Pressão em zonas específicas
“Com a abertura pós-pandemia vai continuar a existir pressão em localizações muito específicas no Porto, Lisboa, Comporta e certas zonas do Algarve. Não temos edificação de oferta que excluam estas pressões”, afirma Paulo Caiado. O presidente da APEMIP (Associação dos Profissionais e Empresas de Mediação Imobiliária de Portugal) salienta que das cerca de 200 mil residências vendidas em 2021, 87% eram usadas. Paulo Caiado nota ainda que se assistirá a um reforço da procura, iniciada em 2021, em concelhos rurais próximos das grandes urbes.
“Os preços e as vendas devem estabilizar, com exceção de alguns mercados na área Metropolitana de Lisboa”, diz Ricardo Sousa, administrador da Century 21 Portugal, referindo-se a cidades para onde “migra” quem não consegue comprar casa em Lisboa.
Considera que Almada, Seixal e Barreiro têm ainda espaço para crescer. O mesmo acontecendo em cidades secundárias como Setúbal, Leiria, Braga ou Aveiro (ver texto na página ao lado). Para Ricardo Sousa, este será um ano de estabilização, até porque há a noção de que a inflação não é transitória, o que levou os bancos centrais dos EUA e de Inglaterra a subir os juros, no que deverão ser acompanhados pelo Banco Central Europeu. Mas mais do que o aperto do crédito, Ricardo Sousa salienta que as novas regras na contratação de empréstimo definidas pelo Banco de Portugal (ver pág. 5), “vão tirar muitas das famílias do mercado”. Situação que se poderá agravar com a pressão do Banco de Portugal para aumentar os capitais próprios de 10% para 20% e limitar ainda mais o acesso das famílias portuguesas. “O ritmo de entrada de construção nova — que poderia baixar os preços — vai demorar mais do que o desejado. E a construção usada não ‘roda’”, acrescenta.
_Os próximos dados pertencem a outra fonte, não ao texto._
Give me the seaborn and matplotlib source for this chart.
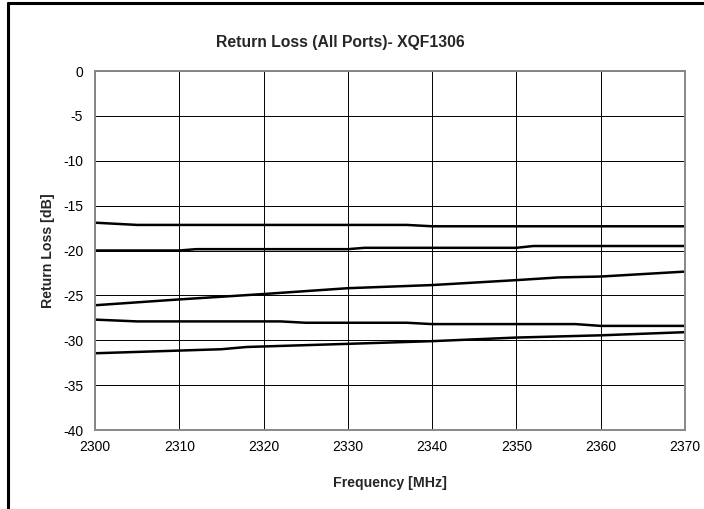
import pandas as pd
import matplotlib.pyplot as plt
import seaborn as sns
from matplotlib.lines import Line2D

# one list per port
freq_1 = [2300, 2305, 2337, 2340, 2370]
loss_1 = [-16.9, -17.15, -17.15, -17.3, -17.3]

freq_2 = [2300, 2310, 2312, 2330, 2332, 2350, 2352, 2370]
loss_2 = [-20.0, -20.0, -19.85, -19.85, -19.7, -19.7, -19.5, -19.5]

freq_3 = [2300, 2310, 2320, 2330, 2340, 2350, 2355, 2360, 2370]
loss_3 = [-26.1, -25.45, -24.85, -24.2, -23.85, -23.3, -23.0, -22.9, -22.35]

freq_4 = [2300, 2305, 2322, 2325, 2337, 2340, 2357, 2360, 2370]
loss_4 = [-27.7, -27.9, -27.9, -28.05, -28.05, -28.2, -28.2, -28.4, -28.4]

freq_5 = [2300, 2310, 2315, 2318, 2330, 2340, 2350, 2360, 2370]
loss_5 = [-31.45, -31.15, -31.0, -30.75, -30.4, -30.1, -29.7, -29.45, -29.1]

x_ticks = [2300, 2310, 2320, 2330, 2340, 2350, 2360, 2370]
y_ticks = [0, -5, -10, -15, -20, -25, -30, -35, -40]

frames = []
for i, (f, l) in enumerate([(freq_1, loss_1), (freq_2, loss_2), (freq_3, loss_3),
                            (freq_4, loss_4), (freq_5, loss_5)]):
    frames.append(pd.DataFrame({'freq': f, 'loss': l, 'port': f'P{i + 1}'}))
df = pd.concat(frames, ignore_index=True)

sns.set_style('white')
plt.rcParams['font.family'] = ['Liberation Sans', 'DejaVu Sans']
plt.rcParams['axes.unicode_minus'] = False

fig = plt.figure(figsize=(7.04, 5.09), dpi=100)
ax = fig.add_axes([0.1349, 0.1552, 0.973 - 0.1349, 0.8605 - 0.1552])

sns.lineplot(data=df, x='freq', y='loss', hue='port', palette=['black'] * 5,
             linewidth=1.8, legend=False, ax=ax, sort=False, estimator=None)

ax.set_xlim(2300, 2370)
ax.set_ylim(-40, 0)
ax.set_xticks(x_ticks)
ax.set_yticks(y_ticks)
ax.tick_params(axis='both', length=0, labelsize=10, colors='black')
ax.tick_params(axis='y', pad=8.5)
ax.tick_params(axis='x', pad=7)
ax.grid(True, color='black', linewidth=0.7)
for s in ax.spines.values():
    s.set_color('#888888')
    s.set_linewidth(1.4)

ax.set_title('Return Loss (All Ports)- XQF1306', fontsize=11.3, fontweight='bold',
             pad=17, x=(340 - 95) / 590)
ax.set_xlabel('Frequency [MHz]', fontsize=10.2, fontweight='bold', labelpad=16)
ax.set_ylabel('Return Loss [dB]', fontsize=10.2, fontweight='bold', labelpad=6)

# page border left and top
fig.add_artist(Line2D([8 / 704, 8 / 704], [0, 1 - 3 / 509], color='black', linewidth=2.2,
                      transform=fig.transFigure))
fig.add_artist(Line2D([8 / 704, 1], [1 - 3 / 509, 1 - 3 / 509], color='black', linewidth=2.2,
                      transform=fig.transFigure))

fig.savefig('out.png', dpi=100)
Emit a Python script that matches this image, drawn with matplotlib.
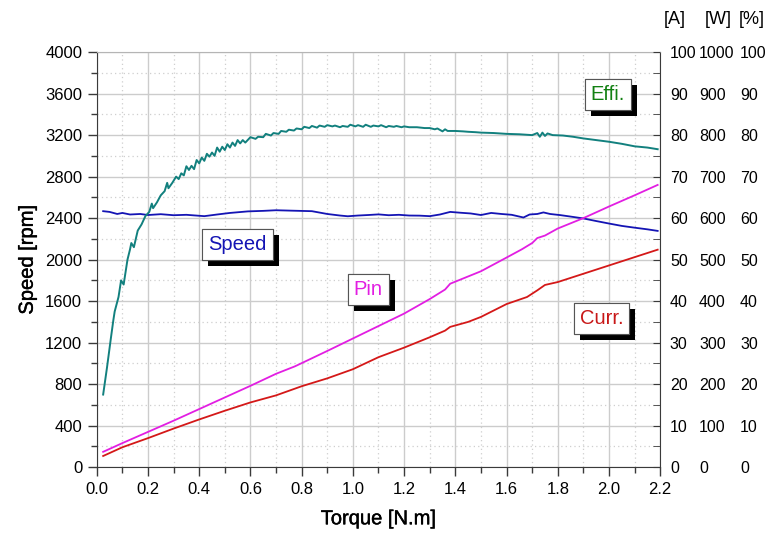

Cristina Arouca, diretora de pesquisa da CBRE, salienta que o mercado imobiliário tem ainda muito para crescer. “Portugal esteve 10 anos sem promoção imobiliária”, diz, referindo-se aos dados do INE. Salienta que o aumento de 10% em 2021 nos licenciamentos vai trazer mais casas para o mercado. Na mesma linha, Patrícia Barão, diretora do departamento residencial da JLL, confirma o bom momento do mercado e a falta de oferta transversal. Lembra que a mudança de paradigma trazida pela pandemia acentua a procura de estrangeiros que querem viver em Portugal, o que desequilibra ainda mais a falta de oferta.
Consensual é a expansão da oferta para as zonas menos centrais de Lisboa e do Porto, para concelhos limítrofes das áreas metropolitanas e para a margem sul do Tejo. Em Lisboa e para o segmento médio e médio alto, apontam o eixo Marvila-Beato, a Alta de Lisboa, Loures, Miraflores, Oeiras, entre outros. No Porto, as zonas de Campanhã, Antas, Leça e Gaia são alguns dos exemplos.
Da mesma forma, é também ponto assente a necessidade de criar alternativas para o segmento médio e médio baixo, onde o Estado e as autarquias terão um papel determinante. “Espaço não falta”, diz Paulo Caiado, referindo-se ao património público devoluto.
Mas com os preços dos materiais e da mão de obra em alta, mais os atrasos de licenciamento, é difícil fazer habitação acessível. “Tem de haver medidas políticas mais incisivas e eficazes nesta matéria. E uma efetiva parceria com os privados”, conclui Hugo Santos Ferreira, presidente da Associação Portuguesa de Promotores e Investidores Imobiliários (APPII).